Shaquille O'Neal is a charming dude. He can get away with saying things that are a little bit questionable without suffering the same consequences as someone who doesn't have such smooth moves.
But anyone probably could have gotten away with answering this asinine question the same way Shaq did, because who would ever ask this question? In front of other people?
At least Shaq made him pay.
In the midst of the 2006 playoffs, a reporter asked Shaq—then a member of the Heat—just how desperate he was to win the title. He proposed a hypothetical scenario: If a snake bit his mother "in the chest area," would Shaq be willing to suck out the venom in order to win the championship?
Shaq's reply: "No, but I will with your wife."
This entire video is just an all-around win for Adrian Peterson. Not only does he look like a champ in the first few seconds for stopping and taking photos with every fan who approaches him, but he also dominates the clumsy TMZ reporter who asks him a clumsy question.

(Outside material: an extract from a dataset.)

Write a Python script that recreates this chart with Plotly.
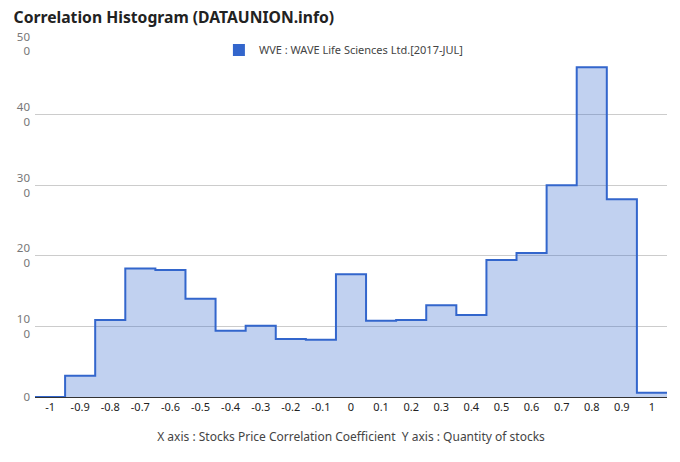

The Vikings running back had a nearly record-breaking 2012 campaign, falling just nine yards shy of shattering the all-time single-season rushing record and finishing with 2,097 yards. He also gained 2,314 total yards from scrimmage, which tied the eighth-highest mark in history.

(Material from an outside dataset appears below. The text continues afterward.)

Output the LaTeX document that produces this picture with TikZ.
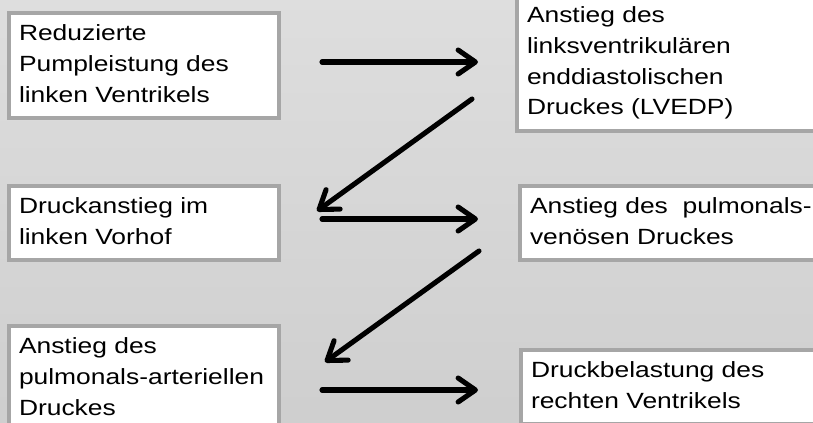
\documentclass[tikz,border=0pt]{standalone}
\usepackage{fontspec}
\setmainfont{Liberation Sans}[FakeStretch=1.2]
\usetikzlibrary{positioning, arrows.meta}

\tikzset{
  kasten/.style={draw=black!35, line width=3pt, fill=white, rectangle, anchor=north west,
    align=left, inner xsep=7.5pt, inner ysep=4.9pt,
    font=\fontsize{16.5}{23}\selectfont,
    execute at begin node=\strut, execute at end node=\strut},
  links/.style={kasten, text width=187.5pt},
  rechts/.style={kasten, text width=232.5pt},
  pfeil/.style={line width=3.8pt, line cap=round,
    -{Straight Barb[length=13pt, width=18pt, line cap=round, line join=round]}}
}

\begin{document}
\begin{tikzpicture}[x=0.75pt, y=-0.75pt]
        \useasboundingbox (0,0) rectangle (813,423);
        \clip (0,0) rectangle (813,423);
        \shade[top color=black!13, middle color=black!3, bottom color=black!19] (0,0) rectangle (813,423);
        % Kaesten
        \node[links]  (pumpe)    at (7,11)    {Reduzierte\\Pumpleistung des\\linken Ventrikels};
        \node[rechts] (lvedp)    at (515,-7)  {Anstieg des\\linksventrikulären\\enddiastolischen\\Druckes (LVEDP)};
        \node[links]  (vorhof)   at (7,184)   {Druckanstieg im\\linken Vorhof};
        \node[rechts] (venoes)   at (518,184) {Anstieg des\ \ pulmonals-\\venösen Druckes};
        \node[links]  (arteriell) at (7,324)  {Anstieg des\\pulmonals-arteriellen\\Druckes};
        \node[rechts] (rechts)   at (519,348) {Druckbelastung des\\rechten Ventrikels};
        % Pfeile
        \coordinate (p1a) at (322,62);  \coordinate (p1b) at (478,62);
        \coordinate (p2a) at (472,99);  \coordinate (p2b) at (317,211);
        \coordinate (p3a) at (322,219); \coordinate (p3b) at (478,219);
        \coordinate (p4a) at (479,251); \coordinate (p4b) at (325,362);
        \coordinate (p5a) at (322,390); \coordinate (p5b) at (478,390);
        \draw[pfeil] (p1a) -- (p1b);
        \draw[pfeil] (p2a) -- (p2b);
        \draw[pfeil] (p3a) -- (p3b);
        \draw[pfeil] (p4a) -- (p4b);
        \draw[pfeil] (p5a) -- (p5b);
\end{tikzpicture}
\end{document}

Given his success, Peterson was bound to encounter some terrible questions here and there, and this query about gay players in the NFL certainly qualifies as one.
It is made even worse, however, by the fact that the reporter, in his haste to get the question out before Peterson walks away, completely wipes out on the sidewalk.
The embarrassment of asking a terrible question is enough. That, coupled with the humiliation of falling flat on your face, is just too much.
The look on Irina Shayk's face says it all.
Every reporter knows that milking the rivalries that exist between fans is fun. It's all part of the game. But let it be known that there is a way to take it too far.
Shayk, Cristiano Ronaldo's girlfriend, made the mistake of allowing herself to be interviewed at an MTV party by a Greek television host brandishing a pair of scissors. The scissors should have been a warning sign.
During the interview, the host handed his scissors to a confused Shayk and asked her to hold them for a while, then whipped out a jersey bearing the name of Lionel Messi—Public Enemy No. 1 of Ronaldo fans—and demanded that she cut it.
Not only did Shayk refuse, but she hijacked the interview by grabbing the microphone, shoving the scissors back at the reporter and demanding that he cut it himself. Now that is how you rebound from a clown question.
Finally, we come to the original, the standard, the question that birthed the phrase, "That's a clown question, bro."
And what a clown question it was.
It's kind of a given that when you're interviewing a player who is under 21, you shouldn't ask him anything about his favorite alcoholic beverages, considering he is not legally permitted to drink them in the United States.
It doesn't matter if he's a native of Canada and he's allowed to drink there. It doesn't even matter if the unspoken truth is that a whole lot of people drink underage and everyone knows it. You don't mention it. It's a rule.
And you certainly don't press it once it becomes clear that the player in question wants nothing to do with you or your clown question.